Fast-pitch game gains popularity High schools benefit from recreation council leagues with fast game


March 20, 1998|By John W. Stewart | John W. Stewart,SUN STAFF

North Carroll's run to a place in the state Class 3A championship softball game last season not only brought the school rightful recognition but reflected well on the North Carroll Recreation Council.

While there definitely is no intent by the county's 18 councils to serve as so-called "feeders" for the high schools, it stands to reason that the programs which offer fast-pitch competition, for instance, will be ahead of those that don't.

North Carroll coach Rich Harvey is quick with the credit.

"Our recreation programs for softball are a big plus," he said yesterday. "The freshmen come in with certain skills, so you don't need to start from scratch.

"That's the way it has been for the five years I've been here. You see solid athletes coming with solid skills. As a result, we can get to the finer points and hone these skills quicker than if we had to spend time on the basics.

"The contributions are especially noticeable at the JV level. Over the last four years, our JV teams have lost just one game."

The Panthers benefit, too, from the fact many of the girls are involved in a high volume of play during the summer, either in their communities or perhaps neighboring ones with leagues of different skill levels.
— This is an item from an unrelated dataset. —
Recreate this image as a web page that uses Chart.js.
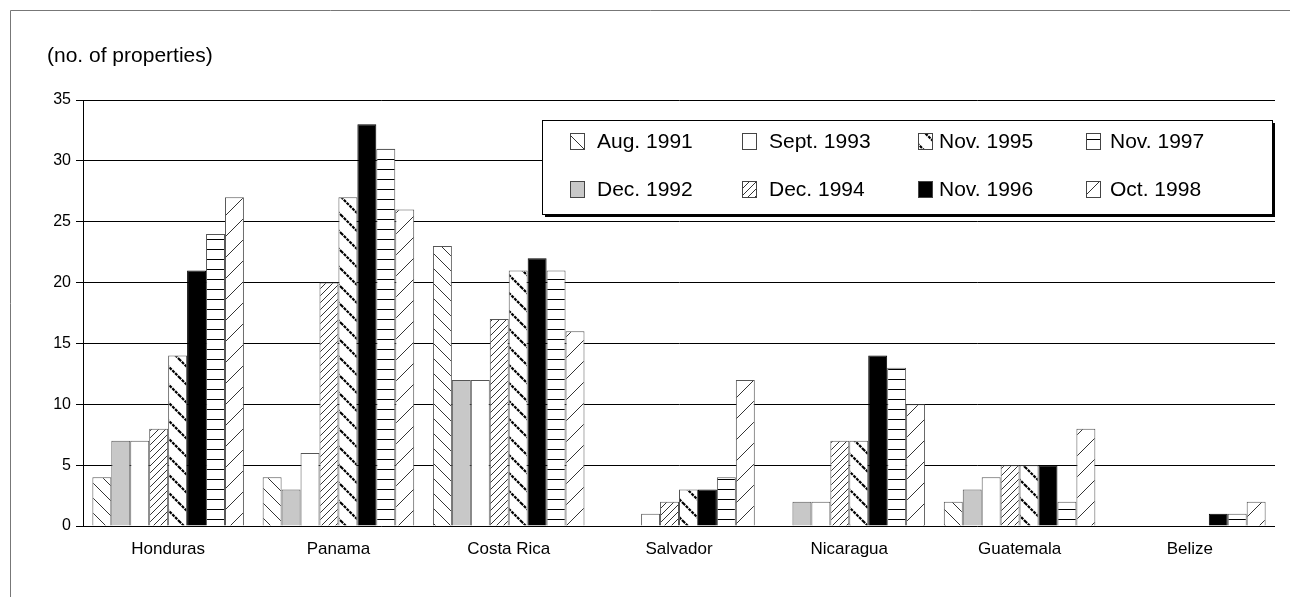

For years, the county's recreation softball emphasis was exclusively on slo-pitch. But more recently, the two games have been treated as separate activities because of the growing demand for fast-pitch.

"We have 18 volunteer councils, and while some are focused on certain groups or certain activities, I'd say one-third to one-half of them have softball," Jeff Degitz, bureau chief for the county's Department of Recreation and Parks, said. "In most of those, fast-pitch is just getting started, but it is gaining in popularity. Our main job is to offer programs, giving the people what they want, offering recreational opportunities to as many as possible.

"With the councils responding to requests, we see a growing interest in fast-pitch."

While the North Carroll recreation council was one of the first to implement fast-pitch, other councils have begun to follow suit.

"Our recreation programs are giving us some help, because fast-pitch has been around awhile" said fourth-year Liberty softball coach Nora Murray. "This year, for example, I have some freshmen giving me pitching depth I haven't had before.

"Although the defensive skills are the same, the offense is totally different. That's why some players who come to us having had great success in slo-pitch think they are going to have it here, and find out it's a different game.

"North Carroll has one of the strongest fast-pitch programs because it has dedicated people running it. We have the same thing with our councils here, but the people are going against a slo-pitch program of some 1,500 players."

Murray added that one of the Liberty players this season came in having played baseball, and the coach thought this might have helped her more than if she had a slo-pitch background.

At South Carroll, 11-year coach Debbie Eaton also was $l complimentary of the programs in her area. "The rec leagues, especially softball, are very good."

Francis Scott Key also has benefited from the programs in its area.

Although Westminster appears to have a strong team this season, pre-high school fast-pitch opportunities are limited. Star pitcher Carli Harris, for example, has sharpened her talents playing in a Damascus summer league.

Others may play outside the county, too, but given opportunities at an earlier age, plus competitive leagues in which to play, they might stay closer to home.

"I'd say we're behind because there is no fast-pitch feeder system," says new Westminster coach Lisa Harford, a former three-sport athlete at the school and a softball standout at Western Maryland.